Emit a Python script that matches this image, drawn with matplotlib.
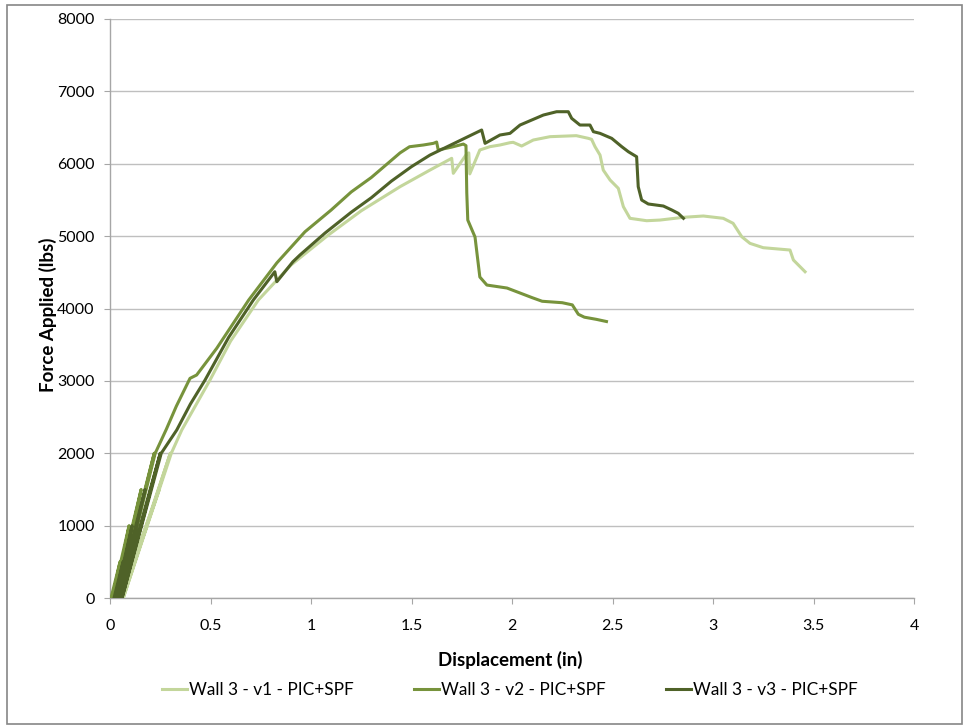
import matplotlib
matplotlib.use("Agg")
import matplotlib.pyplot as plt
from matplotlib.patches import Rectangle

plt.rcParams['font.family'] = ['Lato', 'DejaVu Sans']

labels = ["Wall 3 - v1 - PIC+SPF", "Wall 3 - v2 - PIC+SPF", "Wall 3 - v3 - PIC+SPF"]
colors = ["#C3D69B", "#77933C", "#4F6228"]

v1_disp = [0.03, 0.11, 0.04, 0.185, 0.05, 0.245, 0.06, 0.30, 0.066, 0.305, 0.357,
           0.4975, 0.60, 0.738, 0.90, 1.086, 1.25, 1.443, 1.592, 1.70, 1.708, 1.773, 1.785,
           1.79, 1.84, 1.89, 1.94, 1.99, 2.006, 2.048, 2.106, 2.189, 2.32, 2.38, 2.396,
           2.413, 2.438, 2.454, 2.488, 2.529, 2.554, 2.587, 2.67, 2.736, 2.853, 2.952,
           3.051, 3.10, 3.143, 3.184, 3.25, 3.383, 3.40, 3.458]
v1_force = [0, 500, 0, 1000, 0, 1500, 0, 2000, 0, 2000, 2321,
            3012, 3550, 4117, 4600, 5015, 5350, 5683, 5913, 6075, 5868, 6130, 6150,
            5860, 6190, 6236, 6259, 6291, 6296, 6245, 6328, 6374, 6388, 6351, 6337,
            6236, 6120, 5913, 5775, 5660, 5407, 5246, 5213, 5222, 5260, 5278,
            5246, 5177, 4992, 4900, 4840, 4808, 4670, 4508]

v2_disp = [0.005, 0.05, 0.012, 0.095, 0.025, 0.155, 0.035, 0.22, 0.045, 0.225, 0.28,
           0.33, 0.398, 0.431, 0.531, 0.69, 0.83, 0.97, 1.10, 1.20, 1.30, 1.443, 1.49,
           1.559, 1.609, 1.625, 1.633, 1.70, 1.758, 1.771, 1.775, 1.78, 1.816, 1.84,
           1.875, 1.975, 2.04, 2.10, 2.15, 2.25, 2.30, 2.33, 2.36, 2.42, 2.47]
v2_force = [0, 500, 0, 1000, 0, 1500, 0, 2000, 0, 2000, 2330,
            2650, 3035, 3081, 3450, 4117, 4630, 5060, 5360, 5610, 5810, 6150, 6235,
            6259, 6282, 6300, 6190, 6230, 6272, 6250, 5600, 5222, 4988, 4435,
            4324, 4283, 4214, 4150, 4100, 4080, 4050, 3920, 3880, 3850, 3820]

v3_disp = [0.02, 0.065, 0.027, 0.11, 0.035, 0.175, 0.05, 0.25, 0.06, 0.255, 0.332,
           0.40, 0.473, 0.59, 0.713, 0.82, 0.83, 0.91, 0.945, 1.07, 1.20, 1.30, 1.40,
           1.50, 1.592, 1.849, 1.866, 1.94, 1.99, 2.04, 2.156, 2.222, 2.28, 2.297,
           2.338, 2.388, 2.405, 2.438, 2.496, 2.546, 2.579, 2.62, 2.628, 2.645, 2.678,
           2.753, 2.795, 2.827, 2.853]
v3_force = [0, 500, 0, 1000, 0, 1500, 0, 2000, 0, 2000, 2321,
            2680, 3012, 3600, 4117, 4508, 4370, 4646, 4739, 5043, 5330, 5530, 5760,
            5960, 6120, 6466, 6282, 6397, 6420, 6535, 6673, 6719, 6719, 6627,
            6535, 6535, 6443, 6420, 6351, 6236, 6166, 6097, 5683, 5499, 5444,
            5416, 5361, 5315, 5246]

x_ticks = [0, 0.5, 1, 1.5, 2, 2.5, 3, 3.5, 4]
x_tick_labels = ["0", "0.5", "1", "1.5", "2", "2.5", "3", "3.5", "4"]
y_ticks = [0, 1000, 2000, 3000, 4000, 5000, 6000, 7000, 8000]

W, H = 966, 725
fig = plt.figure(figsize=(W / 100, H / 100), dpi=100)
ax = fig.add_axes([110 / W, 1 - 598 / H, (914 - 110) / W, (598 - 19) / H])

for d, f, c, lab in zip([v1_disp, v2_disp, v3_disp], [v1_force, v2_force, v3_force], colors, labels):
    ax.plot(d, f, color=c, lw=2.2, label=lab, solid_joinstyle='round', zorder=3)

ax.set_xlim(0, 4)
ax.set_ylim(0, 8000)
ax.set_xticks(x_ticks)
ax.set_xticklabels(x_tick_labels)
ax.set_yticks(y_ticks)
ax.yaxis.grid(True, color="#BFBFBF", lw=1)
ax.set_axisbelow(True)
for s in ["top", "right"]:
    ax.spines[s].set_visible(False)
for s in ["left", "bottom"]:
    ax.spines[s].set_color("#A6A6A6")
    ax.spines[s].set_linewidth(1)
ax.tick_params(axis="x", direction="out", length=4.5, color="#A6A6A6", labelsize=11.5, pad=10.5)
ax.tick_params(axis="y", direction="out", length=4.5, color="#A6A6A6", labelsize=11.5, pad=6.5)
ax.set_xlabel("Displacement (in)", fontsize=13.5, fontweight="bold")
ax.set_ylabel("Force Applied (lbs)", fontsize=13.5, fontweight="bold")
ax.xaxis.set_label_coords(0.4975, -0.092)
ax.yaxis.set_label_coords(-0.066, 0.489)

fig.legend(loc="center", bbox_to_anchor=(0.528, 1 - 690 / H), ncol=3, frameon=False,
           fontsize=12.4, handlelength=1.45, handletextpad=0.12, columnspacing=3.5)

fig.patches.append(Rectangle((7 / W, 1 / H), (962 - 7) / W, (720 - 1) / H, transform=fig.transFigure,
                             fill=False, edgecolor="#868686", lw=1.2))

fig.savefig("out.png", dpi=100)
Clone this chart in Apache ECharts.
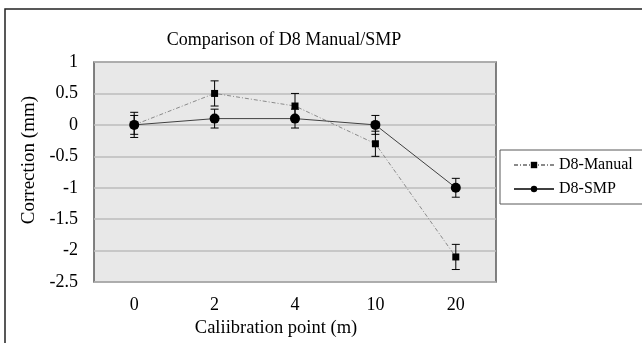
<!DOCTYPE html>
<html>
<head>
<meta charset="utf-8">
<script src="https://cdn.jsdelivr.net/npm/echarts@6/dist/echarts.min.js"></script>
<style>
  html, body { margin: 0; padding: 0; background: #fff; }
  #chart { width: 642px; height: 343px; }
</style>
</head>
<body>
<div id="chart"></div>
<script>
// calibration points along the x axis
const categories = ['0', '2', '4', '10', '20'];

// corrections in mm
const manualValues = [0, 0.5, 0.3, -0.3, -2.1];
const smpValues = [0, 0.1, 0.1, 0, -1.0];

// +/- half width of each error bar
const manualErr = [0.2, 0.2, 0.2, 0.2, 0.2];
const smpErr = [0.15, 0.15, 0.15, 0.15, 0.15];

const FONT = '"Liberation Serif", "DejaVu Serif", serif';

// [category index, low, high] for the custom error bar series
function errorData(values, errs) {
  return values.map(function (v, i) { return [i, v - errs[i], v + errs[i]]; });
}

function renderErrorBar(params, api) {
  const lo = api.coord([api.value(0), api.value(1)]);
  const hi = api.coord([api.value(0), api.value(2)]);
  const cap = 4;
  const style = { stroke: '#000', lineWidth: 1 };
  return {
    type: 'group',
    children: [
      { type: 'line', shape: { x1: lo[0], y1: lo[1], x2: hi[0], y2: hi[1] }, style: style },
      { type: 'line', shape: { x1: lo[0] - cap, y1: lo[1], x2: lo[0] + cap, y2: lo[1] }, style: style },
      { type: 'line', shape: { x1: hi[0] - cap, y1: hi[1], x2: hi[0] + cap, y2: hi[1] }, style: style }
    ]
  };
}

const chart = echarts.init(document.getElementById('chart'), null, { renderer: 'canvas' });

chart.setOption({
  animation: false,
  backgroundColor: '#fff',
  textStyle: { fontFamily: FONT, color: '#000' },
  graphic: [
    {
      type: 'rect',
      shape: { x: 5, y: 9, width: 700, height: 400 },
      style: { fill: 'none', stroke: '#222', lineWidth: 1.5 },
      silent: true,
      z: -1
    }
  ],
  title: {
    text: 'Comparison of D8 Manual/SMP',
    left: 279,
    textAlign: 'center',
    top: 26,
    textStyle: { fontFamily: FONT, fontSize: 18, fontWeight: 'normal', color: '#000' }
  },
  legend: {
    left: 500,
    top: 150,
    orient: 'vertical',
    itemWidth: 40,
    itemHeight: 8,
    itemGap: 8,
    padding: [7, 10, 7, 13],
    borderColor: '#595959',
    borderWidth: 1,
    backgroundColor: '#fff',
    data: ['D8-Manual', 'D8-SMP'],
    textStyle: { fontFamily: FONT, fontSize: 16, color: '#000' }
  },
  grid: {
    left: 94,
    right: 146,
    top: 62,
    bottom: 57,
    show: true,
    backgroundColor: '#e8e8e8',
    borderColor: '#5a5a5a',
    borderWidth: 1.5,
    containLabel: false
  },
  xAxis: {
    type: 'category',
    data: categories,
    name: 'Caliibration point (m)',
    nameLocation: 'middle',
    nameGap: 30,
    nameTextStyle: { fontFamily: FONT, fontSize: 18.5, color: '#000', padding: [0, 38, 0, 0] },
    axisLine: { show: false },
    axisTick: { show: false },
    axisLabel: { fontFamily: FONT, fontSize: 18, color: '#000', margin: 14 }
  },
  yAxis: {
    type: 'value',
    min: -2.5,
    max: 1,
    interval: 0.5,
    name: 'Correction (mm)',
    nameLocation: 'middle',
    nameGap: 38,
    nameTextStyle: { fontFamily: FONT, fontSize: 19, color: '#000', padding: [0, 0, 0, 24] },
    axisLine: { show: false },
    axisTick: { show: false },
    axisLabel: { fontFamily: FONT, fontSize: 18, color: '#000', margin: 16 },
    splitLine: { lineStyle: { color: '#bdbdbd', width: 1.5 } }
  },
  series: [
    {
      name: 'D8-Manual',
      type: 'line',
      data: manualValues,
      symbol: 'rect',
      symbolSize: 7,
      itemStyle: { color: '#000' },
      lineStyle: { color: '#8a8a8a', width: 1, type: [4, 2, 1, 2] },
      z: 3
    },
    {
      name: 'D8-SMP',
      type: 'line',
      data: smpValues,
      symbol: 'circle',
      symbolSize: 10,
      itemStyle: { color: '#000' },
      lineStyle: { color: '#404040', width: 1 },
      z: 3
    },
    {
      type: 'custom',
      renderItem: renderErrorBar,
      data: errorData(manualValues, manualErr),
      encode: { x: 0, y: [1, 2] },
      silent: true,
      z: 2
    },
    {
      type: 'custom',
      renderItem: renderErrorBar,
      data: errorData(smpValues, smpErr),
      encode: { x: 0, y: [1, 2] },
      silent: true,
      z: 2
    }
  ]
});
</script>
</body>
</html>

Task statement
Restate word for word every line from the top of the entries above to the line with "5246, 5177, 4992, 4900, 4840, 4808, 4670, 4508]", inclusive, and skip any pictures.

Full answer
Emit a Python script that matches this image, drawn with matplotlib.
import matplotlib
matplotlib.use("Agg")
import matplotlib.pyplot as plt
from matplotlib.patches import Rectangle

plt.rcParams['font.family'] = ['Lato', 'DejaVu Sans']

labels = ["Wall 3 - v1 - PIC+SPF", "Wall 3 - v2 - PIC+SPF", "Wall 3 - v3 - PIC+SPF"]
colors = ["#C3D69B", "#77933C", "#4F6228"]

v1_disp = [0.03, 0.11, 0.04, 0.185, 0.05, 0.245, 0.06, 0.30, 0.066, 0.305, 0.357,
           0.4975, 0.60, 0.738, 0.90, 1.086, 1.25, 1.443, 1.592, 1.70, 1.708, 1.773, 1.785,
           1.79, 1.84, 1.89, 1.94, 1.99, 2.006, 2.048, 2.106, 2.189, 2.32, 2.38, 2.396,
           2.413, 2.438, 2.454, 2.488, 2.529, 2.554, 2.587, 2.67, 2.736, 2.853, 2.952,
           3.051, 3.10, 3.143, 3.184, 3.25, 3.383, 3.40, 3.458]
v1_force = [0, 500, 0, 1000, 0, 1500, 0, 2000, 0, 2000, 2321,
            3012, 3550, 4117, 4600, 5015, 5350, 5683, 5913, 6075, 5868, 6130, 6150,
            5860, 6190, 6236, 6259, 6291, 6296, 6245, 6328, 6374, 6388, 6351, 6337,
            6236, 6120, 5913, 5775, 5660, 5407, 5246, 5213, 5222, 5260, 5278,
            5246, 5177, 4992, 4900, 4840, 4808, 4670, 4508]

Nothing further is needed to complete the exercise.